Es war aber weniger das Sujet der Heiligen, das ihn faszinierte, sondern das Phänomen, dass ein verschollenes Originalbild von Jean-Jacques Henner von 1885 so oft kopiert wurde. «Die Amateure haben das Bild gemalt oder gestickt, damit sie es bei sich aufhängen konnten.»

Diese Aura interessiere ihn, ebenso das Gefühl, eine Sammlung zu besitzen. «Und es ist spannend mit der Sammlung seit drei Jahren durch die Welt zu touren und durch sie neue Kontakte zu knüpfen.» Er hoffe, er könne das noch zwei, drei Jahre weiterführen. Wir zweifeln nicht daran, dass ihm das dank seinem Renommee gelingt.

Kunsthistorischer Untergrund

Alÿs Intervention würde das Prinzip des Sammelns und den Einfluss des Kontextes auf Bilder hinterfragen, erklärten die Verantwortlichen, es passe deshalb hervorragend zur Arbeit des Schaulagers.

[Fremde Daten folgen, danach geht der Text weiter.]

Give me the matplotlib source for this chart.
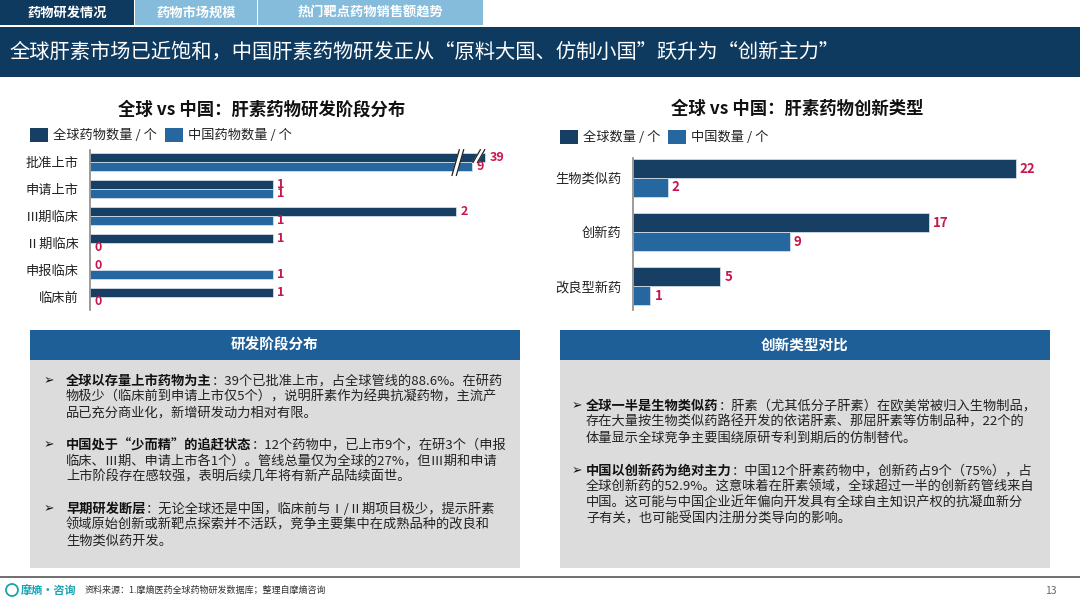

Der Mix der Epochen sowie die Konfrontation der katholischen Volksheiligen mit dem Ambiente des protestantisch-grossbürgerlichen Hauses bürgen für Erkenntniswert.

Was lohnt nun aber mehr? Die seltsame Flut dieser Fabiolas oder der Prunk des Basler Bürgertums aus dem 17. und 18. Jahrhundert? Die Intervention von Alÿs verbindet die beiden Dinge nur bedingt. Aber man kommt sich vor wie beim Ostereier suchen. Es ist lustig und bringt einen auch dazu, genauer hinzuschauen. Ob man alle 370 Fabiolas findet, ist aber unwichtig.

Francis Alÿs Fabiola. Haus zum Kirschgarten Basel, bis 28. August.